Q. What role do the Courts play under the Act?
A. The Act provides only limited, and public, roles for the Courts. At the outset, the Court of Chancery is vested with jurisdiction to enter relief in aid of arbitration until the arbitrator is appointed. In addition, the Court of Chancery is vested with authority to appoint an arbitrator in the event that the parties fail to do so, or the arbitrator they chose is unable or unwilling to serve. The Court of Chancery is also vested with jurisdiction to hear petitions for relief from arbitrators who, due to "exceptional circumstances" believe that the financial penalties of the Act should not apply to them. Finally, the Act provides for limited (FAA) review of arbitral awards in the Supreme Court of Delaware, unless the parties contract for no review or, alternatively, for review before an appellate arbitral panel. The judges of the Court of Chancery do not act as arbitrators under the Act.

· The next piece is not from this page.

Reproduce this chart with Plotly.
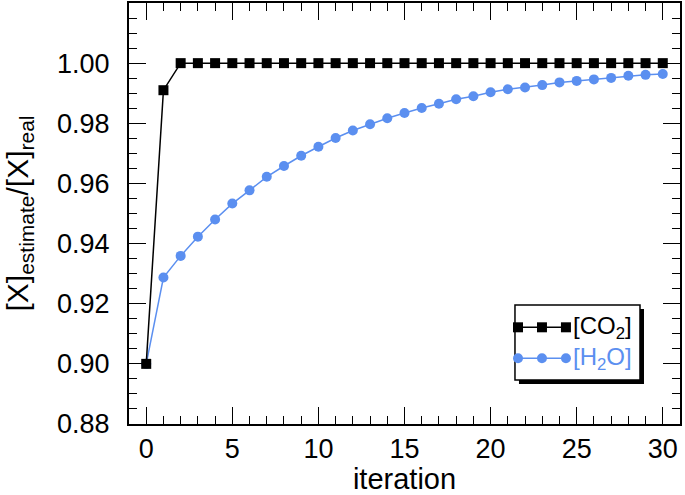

Q. Who may act as arbitrator under the Act?
A. Any person appointed by the parties may serve as Arbitrator under the Act. In the event that the parties do not specify a person or a category of persons to serve, or where the person specified by the parties fails to serve, the Court of Chancery is vested with discretion to appoint an Arbitrator.


Q. Are proceedings under the Act confidential?
A. Like any private arbitration, proceedings under the Act are confidential, until and unless a challenge is filed to the Delaware Supreme Court, in which case such matter would proceed as a typical appeal, and the public's right of access would be subject to the rules of the Supreme Court.


Q. Does the Act address the constitutionality issues that arose in connection with the Chancery and Superior Court arbitration experiments?
A. Yes. Unlike the prior court-annexed arbitration experiments, here the arbitrators are not judges and the arbitrations themselves do not take place in the courthouse.


Q. What types of disputes are well suited to resolution under the Act?
A. The Act is designed to provide prompt resolution of business disputes that arise among sophisticated parties. The Act may be most useful in connection with the resolution of disputes where the parties have an ongoing business relationship and do not wish to engage in protracted dispute resolution.


Q. What types of disputes are not well suited to resolution under the Act?
A. Disputes involving the need for extensive discovery; disputes involving unsophisticated parties; stockholder claims conventionally brought in a representative capacity; or disputes where one or the other party may perceive some benefit from a more traditional form of arbitration or litigation are not suitable to resolution under the Act. Such matters may still be resolved in more traditional arbitration, which remains available, and in litigation. Specifically, the requirement that the arbitration agreement is signed by all parties to the arbitration is meant to exclude the possibility that provisions in a certificate of incorporation of by-laws would bind stockholders who did not personally sign a document expressly agreeing to arbitration under the Act.


Q. How is an arbitration commenced under the Act?
A. Parties who wish to use the Act provide in their business contracts for resolution of disputes under the Act. Model forms for use in contracts are available on the web site of the Delaware Secretary of State, and may be accessed at __________. Alternatively, parties who have not provided for resolution under the Act in advance may enter into a contract to resolve a dispute under the Act at the time that such dispute arises.

*These questions and answers accompanied legislation submitted to the Delaware General Assembly.